RECORDED DATA:
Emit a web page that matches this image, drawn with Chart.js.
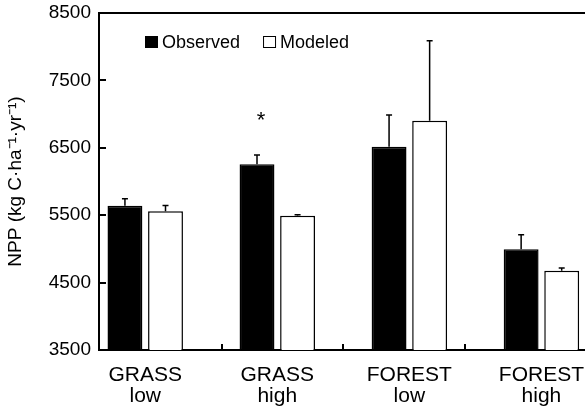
<!DOCTYPE html>
<html>
<head>
<meta charset="utf-8">
<script src="https://cdn.jsdelivr.net/npm/chart.js@4"></script>
<style>
  html, body { margin: 0; padding: 0; background: #fff; }
  #wrap { width: 585px; height: 406px; }
</style>
</head>
<body>
<div id="wrap"><canvas id="graficoNPP" width="585" height="406"></canvas></div>
<script>
// Sites (categoria + nivel)
const sitios = [['GRASS', 'low'], ['GRASS', 'high'], ['FOREST', 'low'], ['FOREST', 'high']];
// NPP (kg C ha-1 yr-1)
const observado = [5640, 6255, 6515, 4995];
const erroObservado = [105, 140, 470, 215];
const modelado = [5560, 5490, 6900, 4675];
const erroModelado = [85, 15, 1190, 40];
const significancia = ['', '*', '', ''];
const yTicks = [3500, 4500, 5500, 6500, 7500, 8500];
// divisores entre grupos (em unidades do eixo x)
const divisores = [0.583, 1.5, 2.424];

const fonte = "'Liberation Sans', Arial, Helvetica, sans-serif";
Chart.defaults.font.family = fonte;
Chart.defaults.color = '#000';

const xMin = -0.35;
const xMax = 3.33;

// barras de erro + asterisco
const barrasDeErro = {
  id: 'barrasDeErro',
  afterDatasetsDraw(chart) {
    const { ctx } = chart;
    const y = chart.scales.y;
    const erros = [erroObservado, erroModelado];
    ctx.save();
    ctx.strokeStyle = '#000';
    ctx.lineWidth = 1.5;
    chart.data.datasets.forEach((ds, d) => {
      chart.getDatasetMeta(d).data.forEach((barra, i) => {
        const topo = y.getPixelForValue(ds.data[i].y + erros[d][i]);
        ctx.beginPath();
        ctx.moveTo(barra.x, barra.y);
        ctx.lineTo(barra.x, topo);
        ctx.moveTo(barra.x - 3, topo);
        ctx.lineTo(barra.x + 3, topo);
        ctx.stroke();
        if (d === 0 && significancia[i]) {
          ctx.fillStyle = '#000';
          ctx.font = '22px ' + fonte;
          ctx.textAlign = 'center';
          ctx.textBaseline = 'alphabetic';
          ctx.fillText(significancia[i], barra.x + 4, topo - 28);
        }
      });
    });
    ctx.restore();
  }
};

// legenda dentro da area do grafico
const legendaInterna = {
  id: 'legendaInterna',
  afterDraw(chart) {
    const { ctx, chartArea } = chart;
    ctx.save();
    ctx.font = '18px ' + fonte;
    ctx.textBaseline = 'alphabetic';
    ctx.textAlign = 'left';
    let x = chartArea.left + 46;
    const yCaixa = chartArea.top + 23;
    chart.data.datasets.forEach(ds => {
      ctx.fillStyle = ds.backgroundColor;
      ctx.fillRect(x, yCaixa, 13, 12);
      ctx.strokeStyle = '#000';
      ctx.lineWidth = 1;
      ctx.strokeRect(x + 0.5, yCaixa + 0.5, 12, 11);
      ctx.fillStyle = '#000';
      ctx.fillText(ds.label, x + 17, yCaixa + 12);
      x += 17 + ctx.measureText(ds.label).width + 23;
    });
    ctx.restore();
  }
};

const semPadding = s => { s.paddingLeft = 0; s.paddingRight = 0; s.paddingTop = 0; s.paddingBottom = 0; };

const ctxNPP = document.getElementById('graficoNPP').getContext('2d');
new Chart(ctxNPP, {
  type: 'bar',
  data: {
    datasets: [{
      label: 'Observed',
      data: observado.map((v, i) => ({ x: i, y: v })),
      backgroundColor: '#000',
      borderColor: '#000',
      borderWidth: 1.5,
      categoryPercentage: 0.67,
      barPercentage: 0.86
    }, {
      label: 'Modeled',
      data: modelado.map((v, i) => ({ x: i, y: v })),
      backgroundColor: '#fff',
      borderColor: '#000',
      borderWidth: 1.5,
      categoryPercentage: 0.67,
      barPercentage: 0.86
    }]
  },
  options: {
    responsive: false,
    animation: false,
    devicePixelRatio: 1,
    layout: { padding: { top: 13, right: 0, bottom: 0, left: 0 } },
    plugins: { legend: { display: false }, tooltip: { enabled: false } },
    scales: {
      // marcas divisorias entre grupos, coladas ao eixo
      xDiv: {
        type: 'linear',
        position: 'bottom',
        weight: 0,
        offset: false,
        min: xMin,
        max: xMax,
        afterBuildTicks: s => { s.ticks = divisores.map(v => ({ value: v })); },
        afterFit: s => { s.height = 0; semPadding(s); },
        grid: { drawOnChartArea: false, offset: false, tickLength: -6, lineWidth: 2, color: '#000' },
        border: { display: false },
        ticks: { autoSkip: false, maxRotation: 0, padding: 0, callback: () => '' }
      },
      x: {
        type: 'linear',
        position: 'bottom',
        weight: 1,
        offset: false,
        min: xMin,
        max: xMax,
        afterBuildTicks: s => { s.ticks = sitios.map((_, i) => ({ value: i })); },
        afterFit: s => { s.height = 56; semPadding(s); },
        grid: { display: false, offset: false, drawTicks: false },
        border: { color: '#000', width: 2 },
        ticks: {
          autoSkip: false,
          maxRotation: 0,
          padding: 14,
          color: '#000',
          font: { size: 21, lineHeight: 1.02 },
          callback: v => sitios[v]
        }
      },
      y: {
        min: 3500,
        max: 8500,
        afterBuildTicks: s => { s.ticks = yTicks.map(v => ({ value: v })); },
        afterFit: s => { s.width = 99; semPadding(s); },
        grid: {
          drawOnChartArea: true,
          tickLength: -7,
          lineWidth: 2,
          tickColor: '#000',
          color: c => (c.tick && c.tick.value === yTicks[yTicks.length - 1]) ? '#000' : 'rgba(0,0,0,0)'
        },
        border: { color: '#000', width: 2 },
        ticks: { padding: 15, color: '#000', font: { size: 19 }, callback: v => String(v) },
        title: {
          display: true,
          text: 'NPP (kg C·ha⁻¹·yr⁻¹)',
          color: '#000',
          font: { size: 19 },
          padding: { top: 4, bottom: 0 }
        }
      }
    }
  },
  plugins: [barrasDeErro, legendaInterna]
});
</script>
</body>
</html>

DO THIS: Copy nothing but the lines from the first one in the listing through the line with "const xMax = 3.33;", and omit the pictures.

COMPLETE OUTPUT:
Emit a web page that matches this image, drawn with Chart.js.
<!DOCTYPE html>
<html>
<head>
<meta charset="utf-8">
<script src="https://cdn.jsdelivr.net/npm/chart.js@4"></script>
<style>
  html, body { margin: 0; padding: 0; background: #fff; }
  #wrap { width: 585px; height: 406px; }
</style>
</head>
<body>
<div id="wrap"><canvas id="graficoNPP" width="585" height="406"></canvas></div>
<script>
// Sites (categoria + nivel)
const sitios = [['GRASS', 'low'], ['GRASS', 'high'], ['FOREST', 'low'], ['FOREST', 'high']];
// NPP (kg C ha-1 yr-1)
const observado = [5640, 6255, 6515, 4995];
const erroObservado = [105, 140, 470, 215];
const modelado = [5560, 5490, 6900, 4675];
const erroModelado = [85, 15, 1190, 40];
const significancia = ['', '*', '', ''];
const yTicks = [3500, 4500, 5500, 6500, 7500, 8500];
// divisores entre grupos (em unidades do eixo x)
const divisores = [0.583, 1.5, 2.424];

const fonte = "'Liberation Sans', Arial, Helvetica, sans-serif";
Chart.defaults.font.family = fonte;
Chart.defaults.color = '#000';

const xMin = -0.35;
const xMax = 3.33;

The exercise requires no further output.